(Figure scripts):

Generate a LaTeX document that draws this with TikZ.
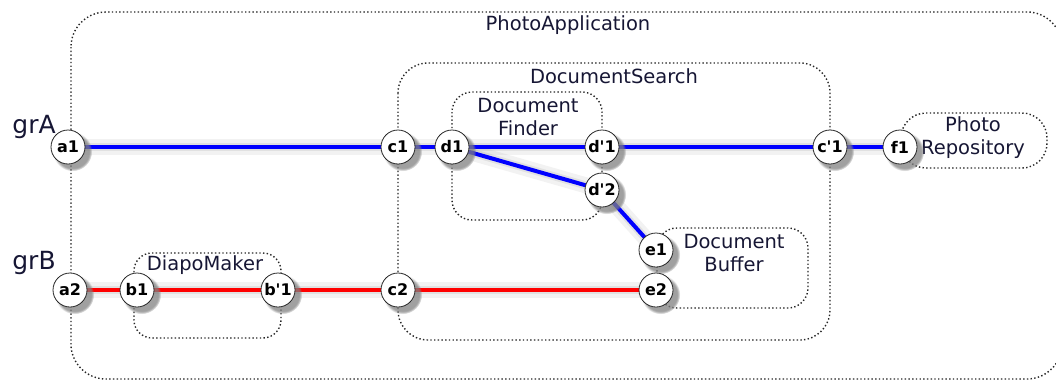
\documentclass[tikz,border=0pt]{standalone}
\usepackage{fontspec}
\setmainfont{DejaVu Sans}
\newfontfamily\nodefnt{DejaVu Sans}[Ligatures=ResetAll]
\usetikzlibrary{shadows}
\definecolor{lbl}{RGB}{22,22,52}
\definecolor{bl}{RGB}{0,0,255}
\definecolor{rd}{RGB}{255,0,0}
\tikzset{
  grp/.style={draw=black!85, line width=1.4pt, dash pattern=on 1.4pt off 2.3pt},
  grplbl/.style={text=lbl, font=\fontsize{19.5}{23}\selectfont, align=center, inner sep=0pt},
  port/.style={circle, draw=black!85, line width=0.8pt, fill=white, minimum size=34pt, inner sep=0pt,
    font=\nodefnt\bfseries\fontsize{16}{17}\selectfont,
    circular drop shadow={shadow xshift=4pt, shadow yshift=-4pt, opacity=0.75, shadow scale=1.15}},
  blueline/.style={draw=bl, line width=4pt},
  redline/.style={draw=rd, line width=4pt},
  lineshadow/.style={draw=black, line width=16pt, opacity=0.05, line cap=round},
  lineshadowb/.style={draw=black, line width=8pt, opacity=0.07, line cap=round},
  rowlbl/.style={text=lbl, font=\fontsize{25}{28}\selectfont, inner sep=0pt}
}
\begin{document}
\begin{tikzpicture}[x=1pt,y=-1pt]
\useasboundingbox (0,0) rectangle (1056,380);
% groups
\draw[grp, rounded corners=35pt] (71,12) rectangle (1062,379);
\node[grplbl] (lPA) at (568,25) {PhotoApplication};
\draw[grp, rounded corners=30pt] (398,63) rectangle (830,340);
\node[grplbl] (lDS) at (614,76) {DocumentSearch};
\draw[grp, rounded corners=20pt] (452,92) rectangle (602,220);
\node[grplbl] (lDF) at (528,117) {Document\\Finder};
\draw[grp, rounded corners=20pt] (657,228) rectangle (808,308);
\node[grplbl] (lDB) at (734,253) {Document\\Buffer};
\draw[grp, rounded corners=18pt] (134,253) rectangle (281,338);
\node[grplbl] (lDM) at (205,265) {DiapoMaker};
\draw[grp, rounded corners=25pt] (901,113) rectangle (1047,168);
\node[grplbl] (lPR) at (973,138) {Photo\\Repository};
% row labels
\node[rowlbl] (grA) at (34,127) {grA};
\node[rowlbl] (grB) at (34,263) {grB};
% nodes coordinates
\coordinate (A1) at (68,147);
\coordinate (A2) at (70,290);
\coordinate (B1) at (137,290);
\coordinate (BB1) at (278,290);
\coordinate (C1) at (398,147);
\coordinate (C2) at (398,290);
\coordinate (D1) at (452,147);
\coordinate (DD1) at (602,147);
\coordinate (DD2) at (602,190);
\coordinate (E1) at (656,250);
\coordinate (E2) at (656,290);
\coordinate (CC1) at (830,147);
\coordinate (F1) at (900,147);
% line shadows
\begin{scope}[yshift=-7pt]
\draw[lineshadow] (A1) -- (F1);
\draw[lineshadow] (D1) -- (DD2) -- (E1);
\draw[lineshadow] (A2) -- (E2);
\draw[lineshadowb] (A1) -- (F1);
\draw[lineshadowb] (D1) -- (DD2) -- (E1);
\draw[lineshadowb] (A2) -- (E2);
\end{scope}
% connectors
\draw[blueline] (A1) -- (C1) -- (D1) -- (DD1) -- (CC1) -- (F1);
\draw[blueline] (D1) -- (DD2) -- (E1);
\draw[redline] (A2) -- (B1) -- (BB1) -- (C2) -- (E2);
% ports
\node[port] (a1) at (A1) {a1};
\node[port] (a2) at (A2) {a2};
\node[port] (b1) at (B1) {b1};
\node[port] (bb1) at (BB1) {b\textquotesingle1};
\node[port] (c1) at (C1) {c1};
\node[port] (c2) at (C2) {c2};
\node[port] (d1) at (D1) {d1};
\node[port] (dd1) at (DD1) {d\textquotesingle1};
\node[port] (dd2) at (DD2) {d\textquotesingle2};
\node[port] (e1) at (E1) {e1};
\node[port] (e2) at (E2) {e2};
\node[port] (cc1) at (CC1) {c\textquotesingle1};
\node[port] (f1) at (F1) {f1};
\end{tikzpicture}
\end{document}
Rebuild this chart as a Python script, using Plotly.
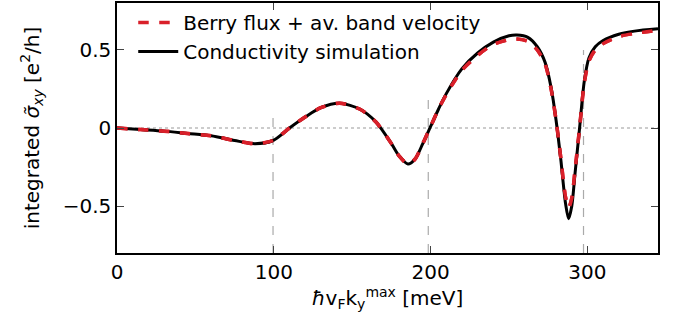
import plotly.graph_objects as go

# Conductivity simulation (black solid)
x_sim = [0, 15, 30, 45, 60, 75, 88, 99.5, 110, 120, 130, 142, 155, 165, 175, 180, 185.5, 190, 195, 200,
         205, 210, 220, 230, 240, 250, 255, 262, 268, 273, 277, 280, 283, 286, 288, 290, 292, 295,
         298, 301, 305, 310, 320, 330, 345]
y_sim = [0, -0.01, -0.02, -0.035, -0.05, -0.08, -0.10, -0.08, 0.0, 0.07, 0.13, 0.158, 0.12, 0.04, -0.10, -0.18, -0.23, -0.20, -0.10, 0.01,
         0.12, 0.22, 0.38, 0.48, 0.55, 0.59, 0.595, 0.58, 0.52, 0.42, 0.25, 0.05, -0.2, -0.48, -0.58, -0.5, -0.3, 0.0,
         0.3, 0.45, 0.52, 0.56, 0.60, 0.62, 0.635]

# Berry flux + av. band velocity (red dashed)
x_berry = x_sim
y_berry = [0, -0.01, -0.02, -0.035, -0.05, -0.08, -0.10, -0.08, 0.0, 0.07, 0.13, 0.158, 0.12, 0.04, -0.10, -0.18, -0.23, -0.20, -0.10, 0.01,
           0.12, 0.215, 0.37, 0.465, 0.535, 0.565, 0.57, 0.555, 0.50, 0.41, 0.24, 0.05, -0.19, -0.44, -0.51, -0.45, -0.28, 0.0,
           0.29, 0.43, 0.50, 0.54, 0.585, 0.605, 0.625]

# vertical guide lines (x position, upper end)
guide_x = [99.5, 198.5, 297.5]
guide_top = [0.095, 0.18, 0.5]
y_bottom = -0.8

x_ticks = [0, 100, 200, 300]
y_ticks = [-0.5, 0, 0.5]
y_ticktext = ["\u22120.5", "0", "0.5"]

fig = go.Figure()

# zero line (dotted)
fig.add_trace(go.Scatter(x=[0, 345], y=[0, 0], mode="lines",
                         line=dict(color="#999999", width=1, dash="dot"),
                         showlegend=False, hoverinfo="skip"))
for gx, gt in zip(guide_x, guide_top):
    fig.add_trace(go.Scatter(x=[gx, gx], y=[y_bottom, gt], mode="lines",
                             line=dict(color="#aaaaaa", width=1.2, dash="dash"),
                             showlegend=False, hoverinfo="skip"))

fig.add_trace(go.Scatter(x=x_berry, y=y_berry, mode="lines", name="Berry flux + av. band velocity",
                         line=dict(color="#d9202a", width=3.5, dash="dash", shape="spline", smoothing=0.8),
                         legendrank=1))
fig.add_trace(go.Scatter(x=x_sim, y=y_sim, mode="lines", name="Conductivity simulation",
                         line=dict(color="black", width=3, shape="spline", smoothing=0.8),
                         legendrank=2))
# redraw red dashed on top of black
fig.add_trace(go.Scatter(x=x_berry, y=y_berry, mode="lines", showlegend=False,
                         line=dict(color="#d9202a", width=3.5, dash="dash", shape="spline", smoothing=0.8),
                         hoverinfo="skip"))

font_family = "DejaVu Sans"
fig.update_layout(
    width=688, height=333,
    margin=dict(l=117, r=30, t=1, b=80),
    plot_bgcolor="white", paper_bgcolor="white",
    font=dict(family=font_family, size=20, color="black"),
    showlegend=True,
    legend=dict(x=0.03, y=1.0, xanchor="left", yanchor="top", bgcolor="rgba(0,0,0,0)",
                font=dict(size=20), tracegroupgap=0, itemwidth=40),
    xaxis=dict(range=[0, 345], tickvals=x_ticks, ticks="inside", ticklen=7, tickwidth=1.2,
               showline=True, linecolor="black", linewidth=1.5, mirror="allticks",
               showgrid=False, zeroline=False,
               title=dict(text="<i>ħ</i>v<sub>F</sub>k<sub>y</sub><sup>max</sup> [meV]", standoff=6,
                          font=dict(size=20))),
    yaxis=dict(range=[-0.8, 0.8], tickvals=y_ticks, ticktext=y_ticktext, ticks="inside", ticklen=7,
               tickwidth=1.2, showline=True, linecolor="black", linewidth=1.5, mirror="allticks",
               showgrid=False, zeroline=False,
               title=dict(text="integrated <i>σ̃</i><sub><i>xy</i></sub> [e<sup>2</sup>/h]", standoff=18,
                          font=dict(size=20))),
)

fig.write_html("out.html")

(Exercise):
Leave the pictures aside and restate exactly the lines from the one containing "Rebuild this chart" to the one containing "y_bottom = -0.8", those two lines included.

(Output below):
Rebuild this chart as a Python script, using Plotly.
import plotly.graph_objects as go

# Conductivity simulation (black solid)
x_sim = [0, 15, 30, 45, 60, 75, 88, 99.5, 110, 120, 130, 142, 155, 165, 175, 180, 185.5, 190, 195, 200,
         205, 210, 220, 230, 240, 250, 255, 262, 268, 273, 277, 280, 283, 286, 288, 290, 292, 295,
         298, 301, 305, 310, 320, 330, 345]
y_sim = [0, -0.01, -0.02, -0.035, -0.05, -0.08, -0.10, -0.08, 0.0, 0.07, 0.13, 0.158, 0.12, 0.04, -0.10, -0.18, -0.23, -0.20, -0.10, 0.01,
         0.12, 0.22, 0.38, 0.48, 0.55, 0.59, 0.595, 0.58, 0.52, 0.42, 0.25, 0.05, -0.2, -0.48, -0.58, -0.5, -0.3, 0.0,
         0.3, 0.45, 0.52, 0.56, 0.60, 0.62, 0.635]

# Berry flux + av. band velocity (red dashed)
x_berry = x_sim
y_berry = [0, -0.01, -0.02, -0.035, -0.05, -0.08, -0.10, -0.08, 0.0, 0.07, 0.13, 0.158, 0.12, 0.04, -0.10, -0.18, -0.23, -0.20, -0.10, 0.01,
           0.12, 0.215, 0.37, 0.465, 0.535, 0.565, 0.57, 0.555, 0.50, 0.41, 0.24, 0.05, -0.19, -0.44, -0.51, -0.45, -0.28, 0.0,
           0.29, 0.43, 0.50, 0.54, 0.585, 0.605, 0.625]

# vertical guide lines (x position, upper end)
guide_x = [99.5, 198.5, 297.5]
guide_top = [0.095, 0.18, 0.5]
y_bottom = -0.8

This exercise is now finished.